LISTING:

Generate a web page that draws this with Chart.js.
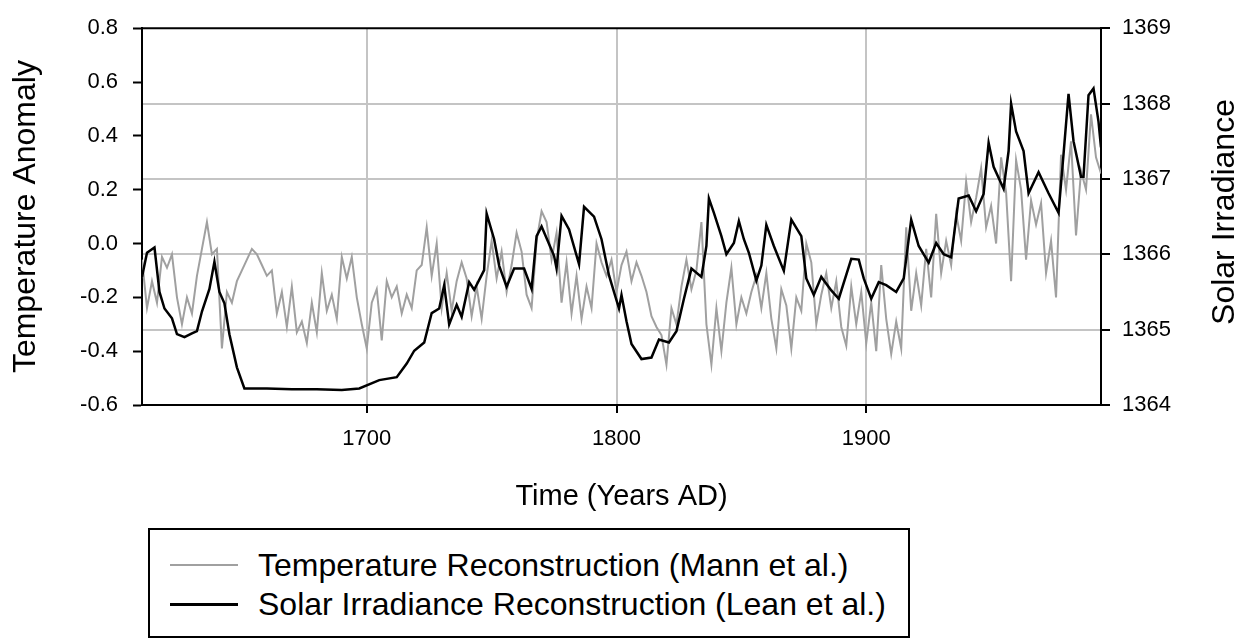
<!DOCTYPE html>
<html>
<head>
<meta charset="utf-8">
<title>Temperature vs Solar Irradiance</title>
<script src="https://cdn.jsdelivr.net/npm/chart.js@4.4.1/dist/chart.umd.min.js"></script>
<style>
  html, body { margin: 0; padding: 0; background: #fff; }
  #wrap { position: relative; width: 1242px; height: 639px; overflow: hidden; }
  #chart { position: absolute; left: 0; top: 0; }
  #legend {
    position: absolute; left: 148px; top: 528px; width: 758px; height: 106px;
    border: 2px solid #000; background: #fff;
    font-family: 'Liberation Sans', Arial, sans-serif; font-size: 32px; color: #000;
  }
  .row { position: absolute; left: 20px; height: 38px; display: flex; align-items: center; white-space: nowrap; }
  .swatch { width: 68px; height: 0; margin-right: 20px; }
</style>
</head>
<body>
<div id="wrap">
  <canvas id="chart" width="1242" height="639"></canvas>
  <div id="legend">
    <div class="row" style="top:16px"><span class="swatch" style="border-top:2px solid #a0a0a0"></span>Temperature Reconstruction (Mann et al.)</div>
    <div class="row" style="top:55px"><span class="swatch" style="border-top:3px solid #000"></span>Solar Irradiance Reconstruction (Lean et al.)</div>
  </div>
</div>
<script>
  // ---- data ----
  const TEMP_YEARS = [
    1610,1612,1614,1616,1618,1620,1622,1624,1626,1628,1630,1632,1634,1636,1638,1640,1642,1644,1646,1648,
    1650,1652,1654,1656,1658,1660,1662,1664,1666,1668,1670,1672,1674,1676,1678,1680,1682,1684,1686,1688,
    1690,1692,1694,1696,1698,1700,1702,1704,1706,1708,1710,1712,1714,1716,1718,1720,1722,1724,1726,1728,
    1730,1732,1734,1736,1738,1740,1742,1744,1746,1748,1750,1752,1754,1756,1758,1760,1762,1764,1766,1768,
    1770,1772,1774,1776,1778,1780,1782,1784,1786,1788,1790,1792,1794,1796,1798,1800,1802,1804,1806,1808,
    1810,1812,1814,1816,1818,1820,1822,1824,1826,1828,1830,1832,1834,1836,1838,1840,1842,1844,1846,1848,
    1850,1852,1854,1856,1858,1860,1862,1864,1866,1868,1870,1872,1874,1876,1878,1880,1882,1884,1886,1888,
    1890,1892,1894,1896,1898,1900,1902,1904,1906,1908,1910,1912,1914,1916,1918,1920,1922,1924,1926,1928,
    1930,1932,1934,1936,1938,1940,1942,1944,1946,1948,1950,1952,1954,1956,1958,1960,1962,1964,1966,1968,
    1970,1972,1974,1976,1978,1980,1982,1984,1986,1988,1990,1992,1994
  ];
  const TEMP = [
    -0.06,-0.24,-0.14,-0.22,-0.05,-0.09,-0.04,-0.20,-0.30,-0.20,-0.26,-0.12,-0.02,0.08,-0.04,-0.02,-0.39,-0.18,-0.22,-0.14,
    -0.10,-0.06,-0.02,-0.04,-0.08,-0.12,-0.10,-0.26,-0.18,-0.31,-0.16,-0.33,-0.29,-0.37,-0.22,-0.33,-0.11,-0.25,-0.19,-0.28,
    -0.05,-0.13,-0.05,-0.20,-0.30,-0.39,-0.22,-0.17,-0.36,-0.14,-0.20,-0.16,-0.26,-0.19,-0.24,-0.10,-0.08,0.06,-0.12,0.00,
    -0.24,-0.11,-0.25,-0.14,-0.07,-0.13,-0.27,-0.16,-0.28,-0.12,0.01,-0.13,-0.03,-0.18,-0.08,0.04,-0.03,-0.19,-0.24,0.01,
    0.12,0.08,-0.06,0.04,-0.22,-0.07,-0.26,-0.12,-0.28,-0.16,-0.24,0.00,-0.07,-0.12,-0.06,-0.18,-0.08,-0.03,-0.14,-0.07,
    -0.12,-0.18,-0.27,-0.31,-0.34,-0.45,-0.24,-0.30,-0.16,-0.06,-0.17,-0.10,0.08,-0.30,-0.45,-0.24,-0.40,-0.22,-0.09,-0.30,
    -0.20,-0.26,-0.18,-0.12,-0.24,-0.11,-0.28,-0.39,-0.17,-0.23,-0.39,-0.20,-0.25,0.00,-0.07,-0.30,-0.19,-0.11,-0.24,-0.14,
    -0.31,-0.38,-0.16,-0.30,-0.18,-0.37,-0.22,-0.40,-0.08,-0.28,-0.41,-0.29,-0.39,0.06,-0.25,-0.11,-0.23,-0.02,-0.20,0.11,
    -0.11,0.01,-0.08,0.11,0.01,0.23,0.08,0.17,0.28,0.06,0.14,0.00,0.32,0.19,-0.14,0.31,0.20,-0.06,0.16,0.07,
    0.15,-0.11,0.01,-0.20,0.33,0.20,0.38,0.03,0.27,0.20,0.48,0.32,0.26
  ];

  const SOLAR_YEARS = [
    1610,1612,1615,1617,1619,1622,1624,1627,1630,1632,1634,1637,1639,1641,1643,1645,1648,1651,1660,1670,
    1680,1690,1697,1705,1712,1716,1719,1723,1726,1729,1731,1733,1736,1738,1741,1743,1747,1748,1751,1753,
    1756,1759,1763,1766,1768,1770,1775,1776,1778,1781,1785,1787,1791,1794,1797,1801,1802,1804,1806,1810,
    1814,1817,1821,1824,1827,1830,1834,1836,1837,1839,1842,1844,1847,1849,1851,1853,1856,1858,1860,1863,
    1867,1870,1874,1876,1879,1882,1886,1889,1894,1897,1899,1902,1905,1908,1912,1915,1918,1921,1925,1928,
    1931,1934,1937,1941,1944,1947,1949,1951,1955,1957,1958,1960,1963,1965,1969,1973,1977,1979,1981,1983,
    1986,1987,1989,1991,1993,1994
  ];
  const SOLAR = [
    1365.70,1366.02,1366.09,1365.50,1365.28,1365.15,1364.94,1364.90,1364.95,1364.98,1365.24,1365.54,1365.90,1365.50,1365.35,1364.94,1364.50,1364.22,1364.22,1364.21,
    1364.21,1364.20,1364.22,1364.33,1364.37,1364.55,1364.72,1364.83,1365.22,1365.28,1365.59,1365.07,1365.33,1365.17,1365.63,1365.53,1365.79,1366.54,1366.20,1365.85,
    1365.57,1365.81,1365.81,1365.54,1366.24,1366.37,1365.98,1365.81,1366.51,1366.33,1365.87,1366.63,1366.50,1366.20,1365.72,1365.28,1365.46,1365.11,1364.81,1364.61,
    1364.63,1364.87,1364.83,1364.98,1365.41,1365.81,1365.70,1366.11,1366.74,1366.55,1366.24,1366.00,1366.15,1366.44,1366.20,1366.02,1365.65,1365.85,1366.39,1366.11,
    1365.78,1366.46,1366.24,1365.68,1365.46,1365.70,1365.52,1365.41,1365.94,1365.93,1365.68,1365.41,1365.63,1365.59,1365.50,1365.68,1366.46,1366.11,1365.89,1366.15,
    1366.00,1365.96,1366.74,1366.78,1366.57,1366.80,1367.48,1367.16,1366.87,1367.37,1368.00,1367.63,1367.37,1366.81,1367.09,1366.81,1366.55,1367.33,1368.13,1367.50,
    1367.03,1367.03,1368.11,1368.20,1367.76,1367.42
  ];

  const X_TICKS = [1700, 1800, 1900];
  const TEMP_TICKS = [-0.6, -0.4, -0.2, 0.0, 0.2, 0.4, 0.6, 0.8];
  const SOLAR_TICKS = [1364, 1365, 1366, 1367, 1368, 1369];

  const FONT = "'Liberation Sans', Arial, sans-serif";
  const GRID = '#c4c4c4';

  const pts = (xs, ys) => xs.map((x, i) => ({ x: x, y: ys[i] }));

  // top frame line + right-hand title (reads bottom-to-top like the left one)
  const frame = {
    id: 'frame',
    afterDraw(chart) {
      const a = chart.chartArea, ctx = chart.ctx;
      ctx.save();
      ctx.strokeStyle = '#000';
      ctx.lineWidth = 2;
      ctx.beginPath();
      ctx.moveTo(a.left - 1, a.top);
      ctx.lineTo(a.right + 1, a.top);
      ctx.stroke();
      ctx.translate(1225, 212);
      ctx.rotate(-Math.PI / 2);
      ctx.fillStyle = '#000';
      ctx.font = '32px ' + FONT;
      ctx.textAlign = 'center';
      ctx.textBaseline = 'middle';
      ctx.fillText('Solar Irradiance', 0, 0);
      ctx.restore();
    }
  };

  new Chart(document.getElementById('chart'), {
    type: 'line',
    data: {
      datasets: [
        {
          label: 'Solar Irradiance Reconstruction (Lean et al.)',
          data: pts(SOLAR_YEARS, SOLAR),
          yAxisID: 'y1',
          borderColor: '#000',
          borderWidth: 2.5,
          pointRadius: 0,
          tension: 0,
          order: 1
        },
        {
          label: 'Temperature Reconstruction (Mann et al.)',
          data: pts(TEMP_YEARS, TEMP),
          yAxisID: 'y',
          borderColor: '#a0a0a0',
          borderWidth: 2,
          pointRadius: 0,
          tension: 0,
          order: 2
        }
      ]
    },
    options: {
      responsive: false,
      animation: false,
      devicePixelRatio: 1,
      layout: { padding: { left: 0, right: 0, top: 22, bottom: 124 } },
      plugins: {
        legend: { display: false },
        tooltip: { enabled: false }
      },
      scales: {
        x: {
          type: 'linear', min: 1610, max: 1994,
          afterBuildTicks: (s) => { s.ticks = X_TICKS.map(v => ({ value: v })); },
          afterFit: (s) => { s.height = 110; },
          ticks: { color: '#000', font: { size: 22, family: FONT }, padding: 13, maxRotation: 0, autoSkip: false, callback: (v) => String(v) },
          grid: { color: GRID, lineWidth: 2, tickColor: '#000', tickLength: 8, tickWidth: 2 },
          border: { color: '#000', width: 2 },
          title: { display: true, text: 'Time (Years AD)', color: '#000', font: { size: 29, family: FONT }, padding: { top: 0, bottom: 1 } }
        },
        y: {
          position: 'left', min: -0.6, max: 0.8,
          afterBuildTicks: (s) => { s.ticks = TEMP_TICKS.map(v => ({ value: v })); },
          afterFit: (s) => { s.width = 142; },
          ticks: { color: '#000', font: { size: 22, family: FONT }, padding: 15, callback: (v) => v.toFixed(1) },
          grid: { drawOnChartArea: false, tickColor: '#000', tickLength: 9, tickWidth: 2 },
          border: { color: '#000', width: 2 },
          title: { display: true, text: 'Temperature Anomaly', color: '#000', font: { size: 32, family: FONT }, padding: { top: 7, bottom: 0 } }
        },
        y1: {
          position: 'right', min: 1364, max: 1369,
          afterBuildTicks: (s) => { s.ticks = SOLAR_TICKS.map(v => ({ value: v })); },
          afterFit: (s) => { s.width = 141; },
          ticks: { color: '#000', font: { size: 22, family: FONT }, padding: 12, callback: (v) => String(v) },
          grid: {
            color: (c) => (c.tick && (c.tick.value === 1364 || c.tick.value === 1369)) ? 'rgba(0,0,0,0)' : GRID,
            lineWidth: 2, tickColor: '#000', tickLength: 9, tickWidth: 2
          },
          border: { color: '#000', width: 2 }
        }
      }
    },
    plugins: [frame]
  });
</script>
</body>
</html>
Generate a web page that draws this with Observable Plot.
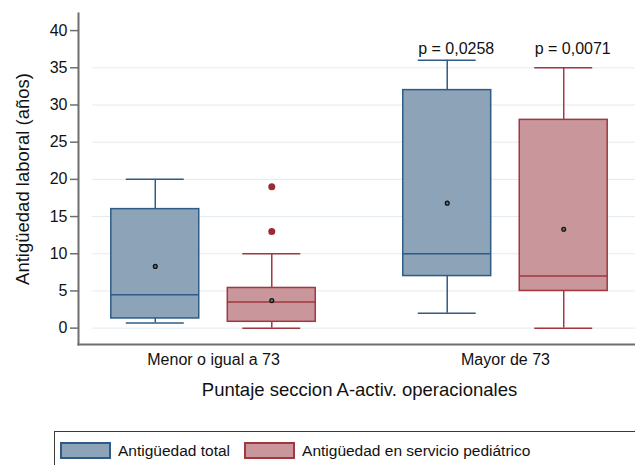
<!DOCTYPE html>
<html>
<head>
<meta charset="utf-8">
<script src="https://cdn.jsdelivr.net/npm/d3@7"></script>
<script src="https://cdn.jsdelivr.net/npm/@observablehq/plot@0.6"></script>
<style>
  html, body { margin: 0; padding: 0; background: #fff; overflow: hidden; width: 635px; height: 465px; }
  body { position: relative; font-family: "Liberation Sans", Arial, Helvetica, sans-serif; color: #111; }
  #chart { position: absolute; left: 0; top: 0; width: 650px; }
  #chart svg { max-width: none !important; }
  #legend { position: absolute; left: 54px; top: 431px; width: 640px; height: 42px; border: 1px solid #3a3a3a; box-sizing: border-box; display: flex; align-items: flex-start; padding: 10px 0 0 5px; font-size: 15.5px; }
  .sw { width: 51px; height: 17px; box-sizing: border-box; border: 2px solid; margin-right: 7px; flex: none; }
  .lab { line-height: 17px; white-space: nowrap; margin-right: 14px; }
</style>
</head>
<body>
<div id="chart"></div>
<div id="legend"></div>
<script>
// ---- data ----
const groups = ["Menor o igual a 73", "Mayor de 73"];
const series = ["Antigüedad total", "Antigüedad en servicio pediátrico"];

const totalMin    = [0.7, 2];
const totalQ1     = [1.3, 7];
const totalMedian = [4.5, 10];
const totalQ3     = [16, 32];
const totalMax    = [20, 36];
const totalMean   = [8.3, 16.8];
const totalP      = ["", "p = 0,0258"];

const pedMin    = [0, 0];
const pedQ1     = [0.85, 5];
const pedMedian = [3.5, 7];
const pedQ3     = [5.4, 28];
const pedMax    = [10, 35];
const pedMean   = [3.7, 13.3];
const pedP      = ["", "p = 0,0071"];

const pedOutlierGroup = ["Menor o igual a 73", "Menor o igual a 73"];
const pedOutlierValue = [19, 13];

const yTicks = [0, 5, 10, 15, 20, 25, 30, 35, 40];
const gridTicks = [0, 5, 10, 15, 20, 25, 30, 35];
const yDomain = [-2.2, 42.3];

const yTitle = "Antigüedad laboral (años)";
const xTitle = "Puntaje seccion A-activ. operacionales";

// ---- styles ----
const fills   = ["#8ca3b8", "#c9979b"];
const strokes = ["#2f5b87", "#a1373f"];
const axisGray = "#6e6e6e";
const offsets = [-58.25, 58.25];  // position of each series within its group band
const boxInset = 72.8;            // box width 88 within band 233.6
const capInset = 87.8;            // whisker cap width 58

const stats = [
  {min: totalMin, q1: totalQ1, med: totalMedian, q3: totalQ3, max: totalMax, mean: totalMean, p: totalP},
  {min: pedMin, q1: pedQ1, med: pedMedian, q3: pedQ3, max: pedMax, mean: pedMean, p: pedP}
];
const rows = stats.map((s, si) => groups.map((g, gi) => ({
  group: g, series: series[si],
  min: s.min[gi], q1: s.q1[gi], median: s.med[gi], q3: s.q3[gi], max: s.max[gi], mean: s.mean[gi], p: s.p[gi]
})));
const outliers = pedOutlierGroup.map((g, i) => ({group: g, value: pedOutlierValue[i]}));

const marks = [
  Plot.ruleY(gridTicks, {stroke: "#e3ebf0", strokeWidth: 1, insetLeft: 14})
];
rows.forEach((data, si) => {
  const dx = offsets[si], stroke = strokes[si];
  marks.push(
    Plot.ruleX(data, {x: "group", y1: "q3", y2: "max", dx, stroke, strokeWidth: 1.5}),
    Plot.ruleX(data, {x: "group", y1: "min", y2: "q1", dx, stroke, strokeWidth: 1.5}),
    Plot.tickY(data, {x: "group", y: "max", dx, insetLeft: capInset, insetRight: capInset, stroke, strokeWidth: 1.5}),
    Plot.tickY(data, {x: "group", y: "min", dx, insetLeft: capInset, insetRight: capInset, stroke, strokeWidth: 1.5}),
    Plot.barY(data, {x: "group", y1: "q1", y2: "q3", dx, insetLeft: boxInset, insetRight: boxInset, fill: fills[si], stroke, strokeWidth: 1.5}),
    Plot.tickY(data, {x: "group", y: "median", dx, insetLeft: boxInset, insetRight: boxInset, stroke, strokeWidth: 1.5}),
    Plot.dot(data, {x: "group", y: "mean", dx, r: 1.9, fill: "#6d7780", stroke: "#111", strokeWidth: 1.3}),
    Plot.text(data, {x: "group", text: "p", frameAnchor: "top", dx: dx + 9, dy: 40, lineAnchor: "bottom", textAnchor: "middle", fontSize: 16, fill: "#111"})
  );
});
marks.push(
  Plot.dot(outliers, {x: "group", y: "value", dx: offsets[1], r: 3.5, fill: "#9b2b33", stroke: "none"}),
  Plot.frame({anchor: "left", stroke: axisGray, strokeWidth: 2}),
  Plot.frame({anchor: "bottom", stroke: axisGray, strokeWidth: 2}),
  Plot.axisY({ticks: yTicks, tickSize: 8, tickPadding: 3, stroke: axisGray, strokeWidth: 1.5, fill: "#111", fontSize: 16, label: null}),
  Plot.axisX({tickSize: 0, tickPadding: 9, fill: "#111", fontSize: 16, label: null}),
  Plot.text([yTitle], {frameAnchor: "left", rotate: -90, dx: -55, textAnchor: "middle", lineAnchor: "middle", fontSize: 18.5, fill: "#111"}),
  Plot.text([xTitle], {frameAnchor: "bottom", dy: 38, lineAnchor: "top", textAnchor: "middle", fontSize: 18.5, fill: "#111"})
);

const chart = Plot.plot({
  width: 650,
  height: 425,
  marginLeft: 78,
  marginRight: 10,
  marginTop: 13,
  marginBottom: 81,
  style: {fontFamily: "'Liberation Sans', Arial, Helvetica, sans-serif", fontSize: "16px", color: "#111", background: "#fff", overflow: "visible", maxWidth: "none"},
  x: {domain: groups, paddingInner: 0.2, paddingOuter: 0.0625, round: false, align: 0.5},
  y: {domain: yDomain},
  marks
});
document.getElementById("chart").appendChild(chart);

// legend
const legend = document.getElementById("legend");
series.forEach((s, i) => {
  const sw = document.createElement("span");
  sw.className = "sw";
  sw.style.background = fills[i];
  sw.style.borderColor = strokes[i];
  const lab = document.createElement("span");
  lab.className = "lab";
  lab.textContent = s;
  legend.appendChild(sw);
  legend.appendChild(lab);
});
</script>
</body>
</html>
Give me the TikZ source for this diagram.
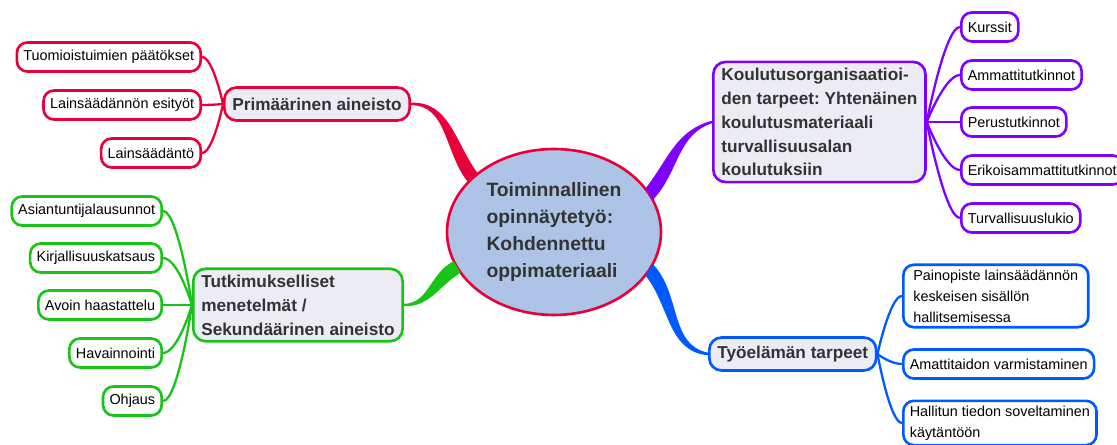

GIVEN REQUEST:
Count the lines in the entries that hold the word "page", and give nothing but the total.

ANSWER TO THIS TASK:
2